A few ideas that have helped me with managing risk - the first is to understand / realize that EVERY decision, and every non-decision, carries with it risks and rewards, costs and benefits. Understanding both is the first risk mitigation strategy - sometimes the non decision, or the "conservative" decision, is in fact the most risky choice available. One example most people know about, is investing in cash. The returns frequently lag inflation, so you're guaranteeing long term loss of buying power. Cash looks like the most conservative, when in fact over a longer holding period, it's the most risky.
The other thing I like to keep an eye on are the tail risks, both up and down, and the consequences that would attach. An example position I have open - I've got a pile of covered calls for Sept 2022 at an 840 strike. I figure there is a reasonably good chance those will be in the money. I don't really want to get assigned on those, but I got a pile of cash up front - about $5k/contract/month (EDIT: $500/contract/month - moved a decimal point in my favor!) - I will have a choice to roll; and even if I just take assignment with the shares trading at $1500, then I'll still end up with an account that is >2x what I have today, where today is already "enough". In fact my overall portfolio will likely be at least 2x of "enough" in that circumstance.

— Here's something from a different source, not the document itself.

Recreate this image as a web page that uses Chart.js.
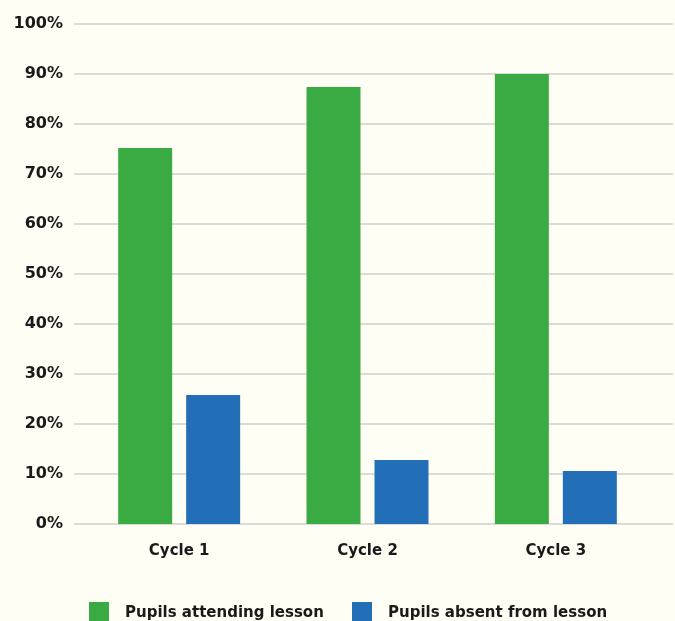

Therefore, for me, the possibility that the shares WON'T advance that far is actually a larger risk due to lack of income and cash flow, than the risk the shares take off to $1500. More specifically, it's a shift from a growth mindset, to an income and growth mindset (plus an unwillingness, today, to sell shares for living expenses
).
Not all risk / reward, cost / benefit, decisions are equal. And if you ever think that the benefit / reward of selling options is a no-brainer or free money, remember that the market has much bigger and smarter participants than you or I will ever individually be, and they are focused on mining out every penny of gains available. If this really were free money, they would take it all until the risk and reward had balanced out again.